Although AWS retains your execution environment for a period, the benefits of in-process caching are limited, given its quick disposal. Opting for a distributed cache like Redis, which remains warm between requests, is preferable. Using a database connection pool is redundant since the function processes only one request at a time, requiring just a single connection. Employing a proxy to direct requests to your database and maintain connections is common practice, and AWS RDS instances offer this as an option.
It’s crucial to note that execution time is limited, even when running your Lambda asynchronously. Termination occurs after a specific duration (e.g. 15 minutes), and access to choices related to compute power, memory, or network placement is restricted. Lambda may not be suitable for high-performance computing (HPC), complex computations, or large data processing. In such cases, standard EC2 instances or specialized services become necessary.
In summary, Lambdas provide basic building blocks that cover most application requirements, but there are scenarios where the simplicity trade-off may not be viable.
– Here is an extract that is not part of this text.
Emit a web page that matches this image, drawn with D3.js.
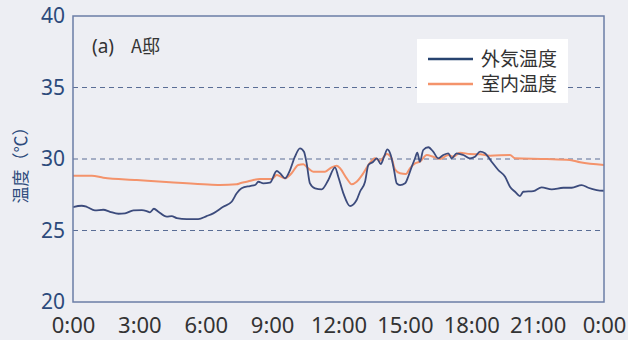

Replatforming existing Java microservices requires careful rewriting and testing to address the aforementioned points. Despite the existence of some bridges, automatic translation is not a wise assumption.
Conclusion
The Lambda serverless programming model proves highly advantageous for greenfield development, offering operational simplicity with AWS handling more compared to a container-based approach like EKS. In many cases, it can lead to reduced running costs, especially for applications with lighter usage, during testing, or in their initial stages.
The simplicity and productivity of the model, however, come at the expense of fine-grained control. It’s essential to comprehend and weigh these trade-offs. Migrating an existing application to this model is a non-trivial task. The process requires modernizing services to fully harness the benefits, and some services may not align well, necessitating specific solutions.